Com muita comemoração, vibrou-se a conclusão do reuso de água cinza construído no quintal da casa de Ivonilda, mais conhecida como Nova. Em clima ameno, agradável e com a presença de Rejane Medeiros, técnica e integrante da coordenação do Centro Feminista, e Tia Ilma, do Sindicato dos Trabalhadores e das Trabalhadoras Rurais (STTR) de Caraúbas, houve uma avaliação do curso e uma conversa sobre o significado de participar dessa capacitação.

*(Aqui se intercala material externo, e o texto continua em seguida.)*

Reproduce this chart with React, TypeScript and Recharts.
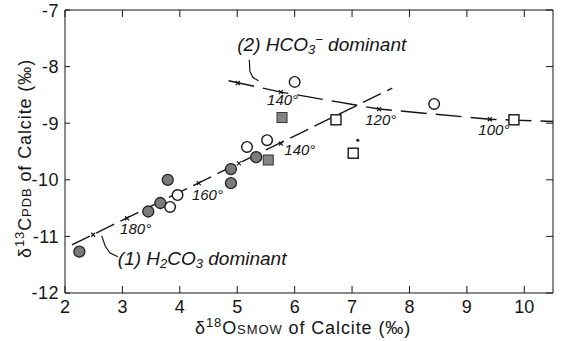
import { ScatterChart, Scatter, XAxis, YAxis } from 'recharts';

// measured points (δ18O, δ13C)
const filledCircles = [
  { x: 2.25, y: -11.27 },
  { x: 3.45, y: -10.56 },
  { x: 3.66, y: -10.41 },
  { x: 3.79, y: -10.0 },
  { x: 4.89, y: -9.81 },
  { x: 4.89, y: -10.06 },
  { x: 5.33, y: -9.6 },
];
const openCircles = [
  { x: 3.83, y: -10.48 },
  { x: 3.96, y: -10.27 },
  { x: 5.17, y: -9.42 },
  { x: 5.52, y: -9.3 },
  { x: 6.0, y: -8.27 },
  { x: 8.43, y: -8.66 },
];
const openSquares = [
  { x: 6.72, y: -8.94 },
  { x: 7.02, y: -9.53 },
  { x: 9.82, y: -8.94 },
];
const filledSquares = [
  { x: 5.54, y: -9.65 },
  { x: 5.78, y: -8.9 },
];
const smallDots = [{ x: 7.1, y: -9.3 }];

// equilibrium lines
const h2co3Line = [
  { x: 2.12, y: -11.15 },
  { x: 7.7, y: -8.38 },
];
const hco3Line = [
  { x: 4.85, y: -8.25 },
  { x: 5.76, y: -8.45 },
  { x: 7.47, y: -8.75 },
  { x: 9.4, y: -8.93 },
  { x: 10.5, y: -8.97 },
];
const tempMarks = [
  { x: 2.49, y: -10.97 },
  { x: 3.08, y: -10.68 },
  { x: 4.33, y: -10.06 },
  { x: 5.03, y: -9.71 },
  { x: 5.76, y: -9.36 },
  { x: 5.01, y: -8.29 },
  { x: 5.76, y: -8.45 },
  { x: 7.47, y: -8.75 },
  { x: 9.4, y: -8.93 },
];
const tempLabels = [
  { x: 2.96, y: -10.96, label: '180°' },
  { x: 4.21, y: -10.36, label: '160°' },
  { x: 5.82, y: -9.56, label: '140°' },
  { x: 5.52, y: -8.68, label: '140°' },
  { x: 7.23, y: -9.03, label: '120°' },
  { x: 9.2, y: -9.21, label: '100°' },
];
const arrow1 = [
  { x: 2.64, y: -10.99 },
  { x: 2.7, y: -11.17 },
  { x: 2.78, y: -11.29 },
  { x: 2.92, y: -11.36 },
];
const arrow2 = [
  { x: 5.21, y: -7.88 },
  { x: 5.22, y: -8.08 },
  { x: 5.27, y: -8.19 },
  { x: 5.37, y: -8.25 },
];
const h2co3Title = [{ x: 2.92, y: -11.5 }];
const hco3Title = [{ x: 5.0, y: -7.72 }];

const xTicks = [2, 3, 4, 5, 6, 7, 8, 9, 10];
const yTicks = [-12, -11, -10, -9, -8, -7];

const FONT = '"Liberation Sans", Arial, sans-serif';
const INK = '#151515';

const none = () => <g />;

export default function App() {
  return (
    <div style={{ position: 'absolute', left: 0, top: 0, background: '#fff' }}>
      <ScatterChart width={563} height={341} margin={{ top: 10, right: 10, bottom: 18, left: 5 }}>
        <XAxis
          xAxisId="b"
          type="number"
          dataKey="x"
          domain={[2, 10.5]}
          ticks={xTicks}
          allowDataOverflow
          height={30}
          tickSize={-7}
          tickMargin={14}
          stroke={INK}
          tick={{ fontSize: 18, fill: INK, fontFamily: FONT }}
        />
        <XAxis
          xAxisId="t"
          orientation="top"
          type="number"
          dataKey="x"
          domain={[2, 10.5]}
          ticks={xTicks}
          allowDataOverflow
          mirror
          tickSize={7}
          stroke={INK}
          tickFormatter={() => ''}
        />
        <YAxis
          yAxisId="l"
          type="number"
          dataKey="y"
          domain={[-12, -7]}
          ticks={yTicks}
          allowDataOverflow
          width={60}
          tickSize={-5}
          tickMargin={11}
          stroke={INK}
          tick={{ fontSize: 18, fill: INK, fontFamily: FONT, letterSpacing: 0.5 }}
        />
        <YAxis
          yAxisId="r"
          orientation="right"
          type="number"
          dataKey="y"
          domain={[-12, -7]}
          ticks={yTicks}
          allowDataOverflow
          mirror
          tickSize={7}
          stroke={INK}
          tickFormatter={() => ''}
        />

        <Scatter
          xAxisId="b"
          yAxisId="l"
          data={h2co3Line}
          line={{ stroke: INK, strokeWidth: 1.4, strokeDasharray: '20 7' }}
          lineType="joint"
          shape={none}
          isAnimationActive={false}
        />
        <Scatter
          xAxisId="b"
          yAxisId="l"
          data={hco3Line}
          line={{ stroke: INK, strokeWidth: 1.4, strokeDasharray: '26 9' }}
          lineType="joint"
          shape={none}
          isAnimationActive={false}
        />
        <Scatter
          xAxisId="b"
          yAxisId="l"
          data={arrow1}
          line={{ stroke: INK, strokeWidth: 1.2 }}
          lineType="joint"
          shape={none}
          isAnimationActive={false}
        />
        <Scatter
          xAxisId="b"
          yAxisId="l"
          data={arrow2}
          line={{ stroke: INK, strokeWidth: 1.2 }}
          lineType="joint"
          shape={none}
          isAnimationActive={false}
        />
        <Scatter
          xAxisId="b"
          yAxisId="l"
          data={tempMarks}
          isAnimationActive={false}
          shape={(p: any) => (
            <path
              d={`M${p.cx - 2},${p.cy - 2}L${p.cx + 2},${p.cy + 2}M${p.cx - 2},${p.cy + 2}L${p.cx + 2},${p.cy - 2}`}
              stroke={INK}
              strokeWidth={1.2}
            />
          )}
        />
        <Scatter
          xAxisId="b"
          yAxisId="l"
          data={tempLabels}
          isAnimationActive={false}
          shape={(p: any) => (
            <text x={p.cx} y={p.cy} fontSize={15} fontStyle="italic" fontFamily={FONT} fill={INK}>
              {p.payload.label}
            </text>
          )}
        />
        <Scatter
          xAxisId="b"
          yAxisId="l"
          data={h2co3Title}
          isAnimationActive={false}
          shape={(p: any) => (
            <text x={p.cx} y={p.cy} fontSize={19} fontStyle="italic" fontFamily={FONT} fill={INK}>
              (1) H<tspan fontSize={13} dy={3}>2</tspan>
              <tspan dy={-3}>CO</tspan>
              <tspan fontSize={13} dy={3}>3</tspan>
              <tspan dy={-3}> dominant</tspan>
            </text>
          )}
        />
        <Scatter
          xAxisId="b"
          yAxisId="l"
          data={hco3Title}
          isAnimationActive={false}
          shape={(p: any) => (
            <text x={p.cx} y={p.cy} fontSize={19} fontStyle="italic" fontFamily={FONT} fill={INK}>
              (2)  HCO<tspan fontSize={13} dy={3}>3</tspan>
              <tspan fontSize={13} dy={-10}>−</tspan>
              <tspan dy={7}> dominant</tspan>
            </text>
          )}
        />

        <Scatter
          xAxisId="b"
          yAxisId="l"
          data={filledSquares}
          isAnimationActive={false}
          shape={(p: any) => (
            <rect x={p.cx - 5} y={p.cy - 5} width={10} height={10} fill="#858585" stroke="#333" strokeWidth={1} />
          )}
        />
        <Scatter
          xAxisId="b"
          yAxisId="l"
          data={openSquares}
          isAnimationActive={false}
          shape={(p: any) => (
            <rect x={p.cx - 5} y={p.cy - 5} width={10} height={10} fill="#fff" stroke={INK} strokeWidth={1.4} />
          )}
        />
        <Scatter
          xAxisId="b"
          yAxisId="l"
          data={openCircles}
          isAnimationActive={false}
          shape={(p: any) => <circle cx={p.cx} cy={p.cy} r={5.3} fill="#fff" stroke={INK} strokeWidth={1.4} />}
        />
        <Scatter
          xAxisId="b"
          yAxisId="l"
          data={filledCircles}
          isAnimationActive={false}
          shape={(p: any) => <circle cx={p.cx} cy={p.cy} r={5.5} fill="#7a7a7a" stroke="#222" strokeWidth={1.3} />}
        />
        <Scatter
          xAxisId="b"
          yAxisId="l"
          data={smallDots}
          isAnimationActive={false}
          shape={(p: any) => <circle cx={p.cx} cy={p.cy} r={1.5} fill={INK} />}
        />

        <text x={195} y={334} fontSize={18} letterSpacing={0.9} fontFamily={FONT} fill={INK}>
          δ<tspan fontSize={13} dy={-7}>18</tspan>
          <tspan dy={7}>O</tspan>
          <tspan fontSize={13}>SMOW</tspan> of Calcite  (‰)
        </text>
        <text
          transform="translate(31,258) rotate(-90)"
          x={0}
          y={0}
          fontSize={18}
          letterSpacing={0.9}
          fontFamily={FONT}
          fill={INK}
        >
          δ<tspan fontSize={13} dy={-7}>13</tspan>
          <tspan dy={7}>C</tspan>
          <tspan fontSize={13}>PDB</tspan> of Calcite  (‰)
        </text>
      </ScatterChart>
    </div>
  );
}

Rejane bem lembrou que “quando a gente [as mulheres] tá no sindicato, quando a gente tá na comissão de mulheres, quando a gente vai fazer um curso juntas, quando a gente ocupa vários espaços e quando a gente assume o desafio juntas, a gente tem muito mais capacidade e muito mais condição de dar certo, porque a força coletiva é muito maior”.

Após conhecer os detalhes e o processo da obra, Leila Pereira e Alexsandra Farias (de Caraúbas) e Francisca Linhares e Selminha Feitosa (de Mossoró) se colocaram à disposição para construir o reuso em seus quintais.

Para Sueli Oliveira, da Agrovila Palmares, o sentimento é de muita “alegria e gratificação”, pela boa convivência entre todas, pela parceria com o Centro Feminista 8 de Março e também porque muitas delas não acreditavam que seriam capazes de fazer e aprender tanto.

Tão animada quanto Sueli, Selminha, de Mossoró, avaliou que tão importante quanto possuir o reuso é a oportunidade de aprender como fazer a tecnologia: “a gente sempre vê só os homens construindo, mas quando é uma coisa que vem pra gente construir é uma satisfação, uma coisa que levantou a minha autoestima. Quando terminar de construir a minha eu vou dar pulos de alegria”.